Rows from a dataset of charts and code
┌──
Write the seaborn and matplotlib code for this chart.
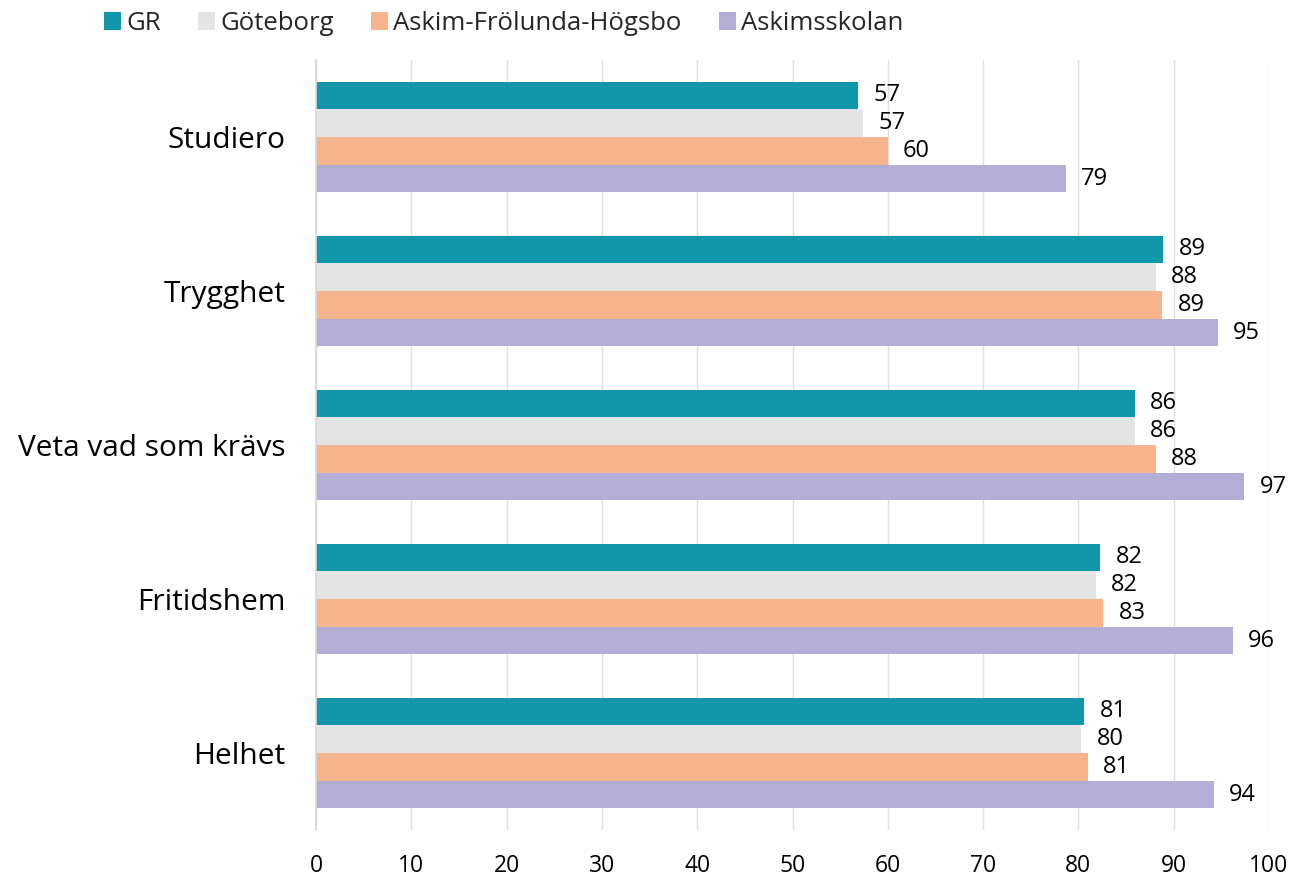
import matplotlib
matplotlib.use("Agg")
import matplotlib.pyplot as plt
import seaborn as sns
import pandas as pd
import numpy as np
from matplotlib.patches import Patch

categories = ["Studiero", "Trygghet", "Veta vad som krävs", "Fritidshem", "Helhet"]
series = ["GR", "Göteborg", "Askim-Frölunda-Högsbo", "Askimsskolan"]
gr = [56.9, 88.9, 85.9, 82.3, 80.6]
goteborg = [57.4, 88.1, 85.9, 81.8, 80.3]
askim_fh = [60.0, 88.8, 88.1, 82.6, 81.0]
askimsskolan = [78.7, 94.6, 97.4, 96.2, 94.2]
colors = ["#1197a9", "#e4e4e4", "#f7b38c", "#b3aed5"]
xticks = [0, 10, 20, 30, 40, 50, 60, 70, 80, 90, 100]

values = [gr, goteborg, askim_fh, askimsskolan]
rows = []
for s, vals in zip(series, values):
    for c, v in zip(categories, vals):
        rows.append({"Kategori": c, "Serie": s, "Värde": v})
df = pd.DataFrame(rows)

sns.set_theme(style="white")
plt.rcParams['font.family'] = ['Open Sans', 'DejaVu Sans']

fig = plt.figure(figsize=(12.91, 8.76), dpi=100)
ax = fig.add_axes([316/1291, 1-830/876, (1269-316)/1291, (830-60)/876])

sns.barplot(data=df, y="Kategori", x="Värde", hue="Serie", order=categories,
            hue_order=series, palette=colors, width=0.72, orient="h",
            ax=ax, legend=False, saturation=1, edgecolor="none")

for cont in ax.containers:
    labels = [f"{w:.0f}" for w in cont.datavalues]
    ax.bar_label(cont, labels=labels, padding=11, fontsize=17, color="#000000")

ax.set_xlim(0, 100)
ax.set_ylim(4.5, -0.5)
ax.set_xticks(xticks)
ax.set_xticklabels([str(t) for t in xticks], fontsize=16.5, color="#000000")
ax.set_xlabel("")
ax.set_ylabel("")
ax.tick_params(axis="y", which="major", length=0, labelsize=21.5, pad=22,
               labelcolor="#000000")
ax.set_yticks(np.arange(-0.5, 5.0, 1.0), minor=True)
ax.tick_params(axis="y", which="minor", length=8, color="#d9d9d9", width=1)
ax.tick_params(axis="x", length=0, pad=17)
ax.grid(axis="x", color="#e0e0e0", linewidth=1)
ax.set_axisbelow(True)
for sp in ["top", "right", "bottom"]:
    ax.spines[sp].set_visible(False)
ax.spines["left"].set_color("#d9d9d9")

handles = [Patch(facecolor=c, edgecolor="none", label=s) for c, s in zip(colors, series)]
fig.legend(handles=handles, loc="upper left", bbox_to_anchor=(104/1291, 1 - 11/876), ncol=4,
           frameon=False, fontsize=18.5, handlelength=0.66, handleheight=0.66,
           handletextpad=0.2, columnspacing=1.45, borderpad=0, borderaxespad=0)

fig.savefig("out.png", dpi=100)
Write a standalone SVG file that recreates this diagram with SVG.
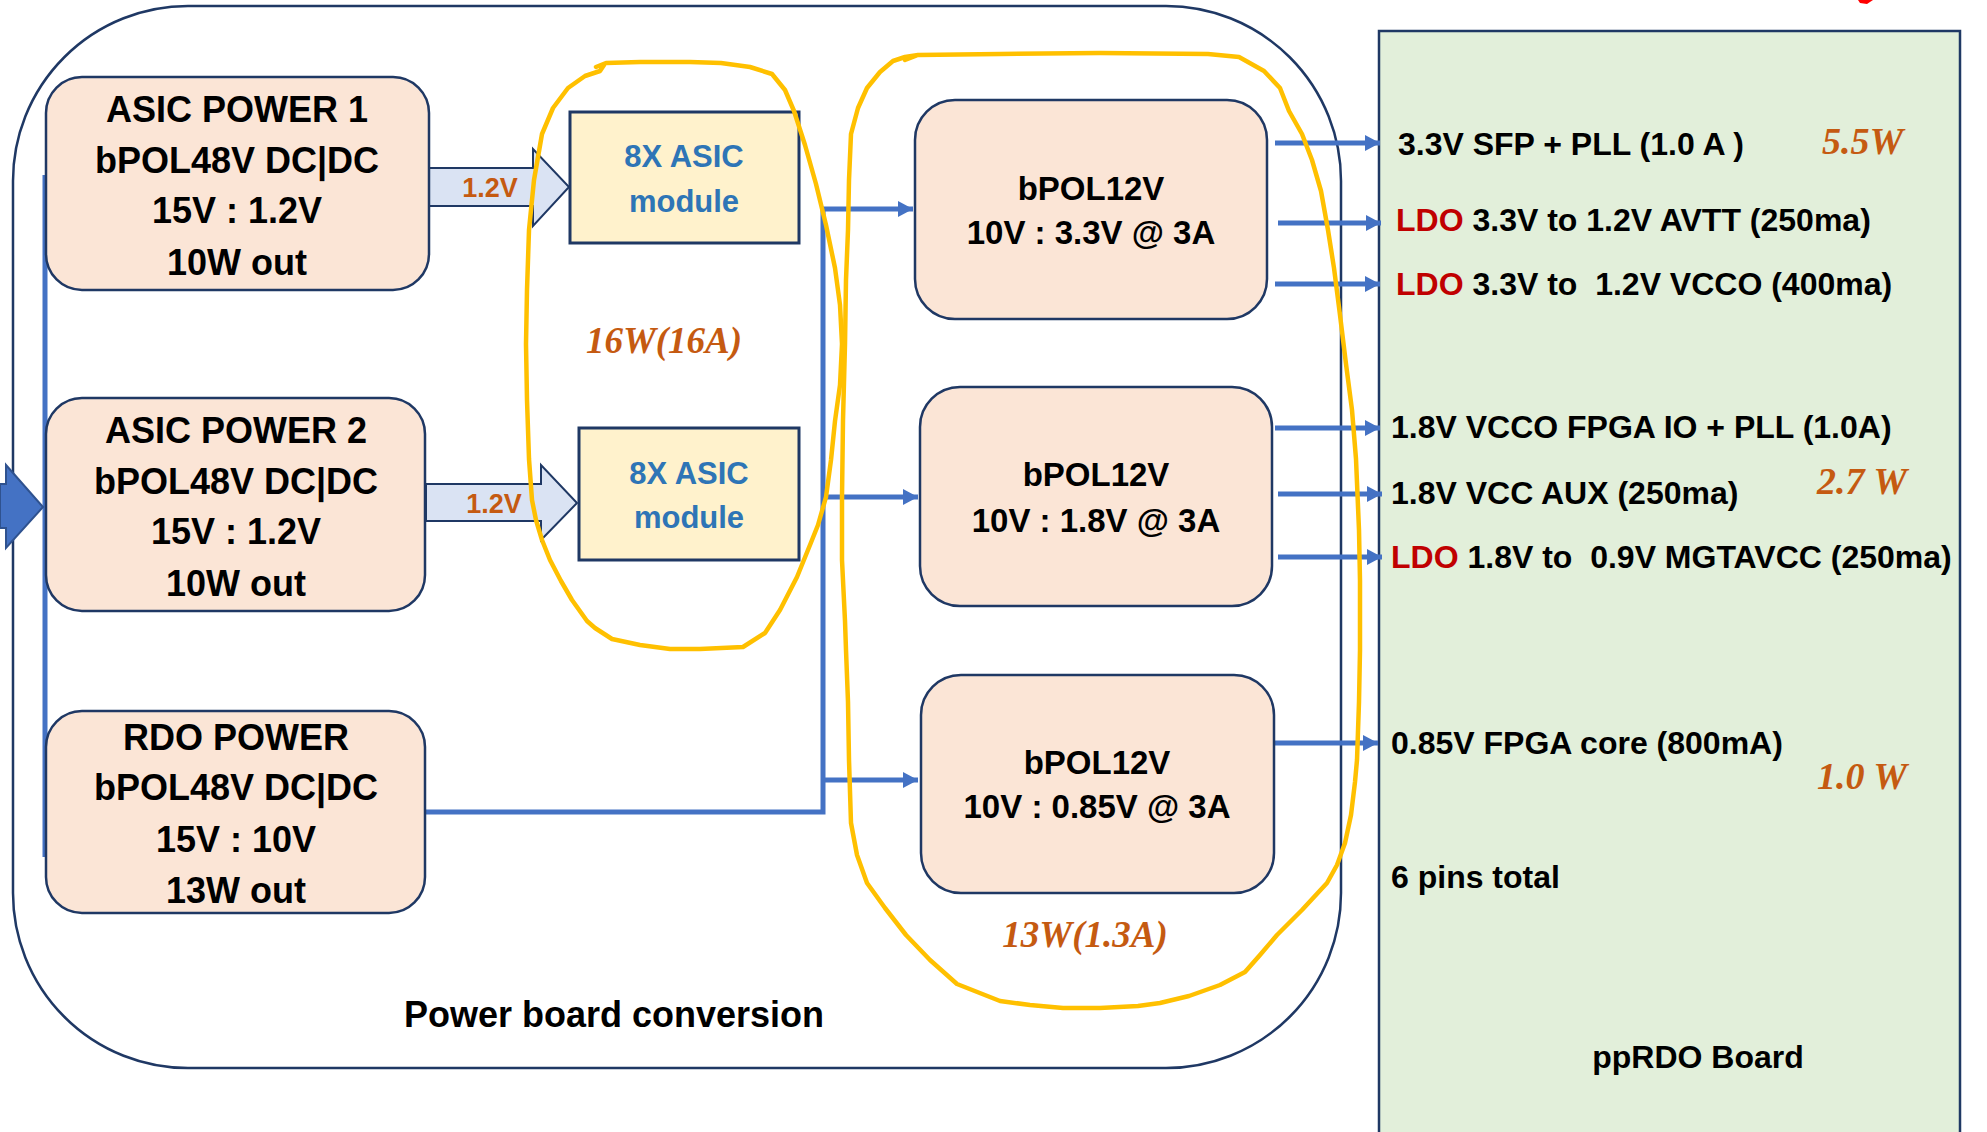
<svg xmlns="http://www.w3.org/2000/svg" width="1987" height="1132" viewBox="0 0 1987 1132">
<style>
.t{font-family:"Liberation Sans",Arial,sans-serif;font-weight:bold;fill:#000}
.nb{font-size:36px;text-anchor:middle}
.nr{font-size:33px;text-anchor:middle}
.g{font-size:32px}
.red{fill:#c00000}
.mod{font-size:31px;fill:#2e75b6;text-anchor:middle}
.v{font-size:27px;fill:#c55a11;text-anchor:middle}
.w{font-family:"Liberation Serif","Times New Roman",serif;font-style:italic;font-weight:bold;fill:#c55a11}
.box{fill:#fbe5d6;stroke:#1f3864;stroke-width:2.5}
.asic{fill:#fff2cc;stroke:#1f3864;stroke-width:3}
.blk{fill:#dae3f3;stroke:#1f3864;stroke-width:2}
.wire{fill:none;stroke:#4472c4;stroke-width:5}
.loop{fill:none;stroke:#ffc000;stroke-width:4.5;stroke-linejoin:round;stroke-linecap:round}
</style>
<defs>
<marker id="ah" markerUnits="userSpaceOnUse" markerWidth="16" markerHeight="16" refX="15" refY="8" orient="auto">
<path d="M0,0 L15,8 L0,16 Z" fill="#4472c4"/>
</marker>
</defs>
<rect width="1987" height="1132" fill="#fff"/>
<path d="M1858,0 L1873,0 L1867,4 L1860,3 Z" fill="#ff0000"/>

<g id="power-board">
<rect x="13" y="6" width="1328" height="1062" rx="175" ry="175" fill="none" stroke="#1f3864" stroke-width="2.5"/>
<text class="t" x="614" y="1027" font-size="36" text-anchor="middle">Power board conversion</text>
</g>

<g id="ppRDO-board">
<rect x="1379" y="31" width="581" height="1120" fill="#e2efda" stroke="#1f3864" stroke-width="2.5"/>
<text class="t g" x="1398" y="155">3.3V SFP + PLL (1.0 A )</text>
<text class="t g" x="1396" y="231" xml:space="preserve"><tspan class="red">LDO</tspan> 3.3V to 1.2V AVTT (250ma)</text>
<text class="t g" x="1396" y="295" xml:space="preserve"><tspan class="red">LDO</tspan> 3.3V to  1.2V VCCO (400ma)</text>
<text class="t g" x="1391" y="438">1.8V VCCO FPGA IO + PLL (1.0A)</text>
<text class="t g" x="1391" y="504">1.8V VCC AUX (250ma)</text>
<text class="t g" x="1391" y="568" xml:space="preserve"><tspan class="red">LDO</tspan> 1.8V to  0.9V MGTAVCC (250ma)</text>
<text class="t g" x="1391" y="754">0.85V FPGA core (800mA)</text>
<text class="t g" x="1391" y="888">6 pins total</text>
<text class="t g" x="1698" y="1068" text-anchor="middle">ppRDO Board</text>
<text class="w" x="1822" y="154" font-size="38">5.5W</text>
<text class="w" x="1817" y="494" font-size="38">2.7 W</text>
<text class="w" x="1817" y="789" font-size="38">1.0 W</text>
</g>

<g id="connectors">
<line class="wire" x1="45" y1="175" x2="45" y2="857" stroke-width="4"/>
<polyline class="wire" points="425,812 823,812 823,209"/>
<line class="wire" x1="821" y1="209" x2="913" y2="209" marker-end="url(#ah)"/>
<line class="wire" x1="823" y1="497" x2="918" y2="497" marker-end="url(#ah)"/>
<line class="wire" x1="823" y1="780" x2="918" y2="780" marker-end="url(#ah)"/>
<line class="wire" x1="1275" y1="143" x2="1380" y2="143" marker-end="url(#ah)"/>
<line class="wire" x1="1278" y1="223" x2="1381" y2="223" marker-end="url(#ah)"/>
<line class="wire" x1="1275" y1="284" x2="1380" y2="284" marker-end="url(#ah)"/>
<line class="wire" x1="1275" y1="428" x2="1380" y2="428" marker-end="url(#ah)"/>
<line class="wire" x1="1278" y1="494" x2="1382" y2="494" marker-end="url(#ah)"/>
<line class="wire" x1="1278" y1="557" x2="1382" y2="557" marker-end="url(#ah)"/>
<line class="wire" x1="1275" y1="743" x2="1378" y2="743" marker-end="url(#ah)"/>
<polygon points="0,484 6,484 6,465 43,507 6,548 6,528 0,528" fill="#4472c4" stroke="#2f528f" stroke-width="2"/>
<polygon class="blk" points="429,168 533,168 533,149 569,187 533,226 533,206 429,206"/>
<text class="t v" x="490" y="197">1.2V</text>
<polygon class="blk" points="426,484 541,484 541,465 577,503 541,540 541,521 426,521"/>
<text class="t v" x="494" y="513">1.2V</text>
</g>

<g id="asic-power-1">
<rect class="box" x="46" y="77" width="383" height="213" rx="36"/>
<text class="t nb" x="237" y="122">ASIC POWER 1</text>
<text class="t nb" x="237" y="173">bPOL48V DC|DC</text>
<text class="t nb" x="237" y="223">15V : 1.2V</text>
<text class="t nb" x="237" y="275">10W out</text>
</g>
<g id="asic-power-2">
<rect class="box" x="46" y="398" width="379" height="213" rx="36"/>
<text class="t nb" x="236" y="443">ASIC POWER 2</text>
<text class="t nb" x="236" y="494">bPOL48V DC|DC</text>
<text class="t nb" x="236" y="544">15V : 1.2V</text>
<text class="t nb" x="236" y="596">10W out</text>
</g>
<g id="rdo-power">
<rect class="box" x="46" y="711" width="379" height="202" rx="36"/>
<text class="t nb" x="236" y="750">RDO POWER</text>
<text class="t nb" x="236" y="800">bPOL48V DC|DC</text>
<text class="t nb" x="236" y="852">15V : 10V</text>
<text class="t nb" x="236" y="903">13W out</text>
</g>

<g id="asic-module-1">
<rect class="asic" x="570" y="112" width="229" height="131"/>
<text class="t mod" x="684" y="167">8X ASIC</text>
<text class="t mod" x="684" y="212">module</text>
</g>
<g id="asic-module-2">
<rect class="asic" x="579" y="428" width="220" height="132"/>
<text class="t mod" x="689" y="484">8X ASIC</text>
<text class="t mod" x="689" y="528">module</text>
</g>

<g id="bpol12v-33">
<rect class="box" x="915" y="100" width="352" height="219" rx="40"/>
<text class="t nr" x="1091" y="200">bPOL12V</text>
<text class="t nr" x="1091" y="244">10V : 3.3V @ 3A</text>
</g>
<g id="bpol12v-18">
<rect class="box" x="920" y="387" width="352" height="219" rx="40"/>
<text class="t nr" x="1096" y="486">bPOL12V</text>
<text class="t nr" x="1096" y="532">10V : 1.8V @ 3A</text>
</g>
<g id="bpol12v-085">
<rect class="box" x="921" y="675" width="353" height="218" rx="40"/>
<text class="t nr" x="1097" y="774">bPOL12V</text>
<text class="t nr" x="1097" y="818">10V : 0.85V @ 3A</text>
</g>

<g id="annotations">
<text class="w" x="664" y="353" font-size="37" text-anchor="middle">16W(16A)</text>
<text class="w" x="1085" y="947" font-size="37" text-anchor="middle">13W(1.3A)</text>
<path class="loop" d="M596,67 L606,63 L640,62 L690,62 L721,63 L750,67 L772,74 L785,90 L794,111 L805,145 L816,184 L826,225 L835,268 L840,305 L842,344 L840,385 L835,421 L831,460 L826,497 L818,525 L810,545 L797,577 L780,610 L765,633 L743,647 L700,649 L670,649 L640,645 L612,639 L595,628 L587,621 L572,600 L561,581 L550,560 L542,540 L536,520 L532,500 L529,459 L527,400 L526,344 L527,290 L529,230 L534,180 L542,134 L553,108 L568,88 L585,76 L600,71 L604,65"/>
<path class="loop" d="M905,60 L918,55 L1000,54 L1100,53 L1208,54 L1239,57 L1264,71 L1280,88 L1289,111 L1302,134 L1312,160 L1321,191 L1328,230 L1334,268 L1340,315 L1346,364 L1352,410 L1356,459 L1359,530 L1360,581 L1360,650 L1359,702 L1357,760 L1355,782 L1351,815 L1345,843 L1337,865 L1327,883 L1302,910 L1277,935 L1260,955 L1245,972 L1220,985 L1189,996 L1160,1003 L1138,1006 L1100,1008 L1063,1008 L1030,1005 L1000,1001 L957,984 L930,960 L906,935 L885,908 L867,883 L857,855 L851,823 L849,760 L848,702 L846,650 L845,621 L842,560 L842,497 L843,420 L845,344 L846,280 L848,230 L849,180 L851,134 L858,108 L867,88 L880,72 L893,61 L905,57 L918,55"/>
</g>
</svg>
└──
THE PROBLEM – Up to and including the line with "from matplotlib.patches import Patch", copy the data above from its first line. Skip pictures.

OUTPUT BELOW –
Write the seaborn and matplotlib code for this chart.
import matplotlib
matplotlib.use("Agg")
import matplotlib.pyplot as plt
import seaborn as sns
import pandas as pd
import numpy as np
from matplotlib.patches import Patch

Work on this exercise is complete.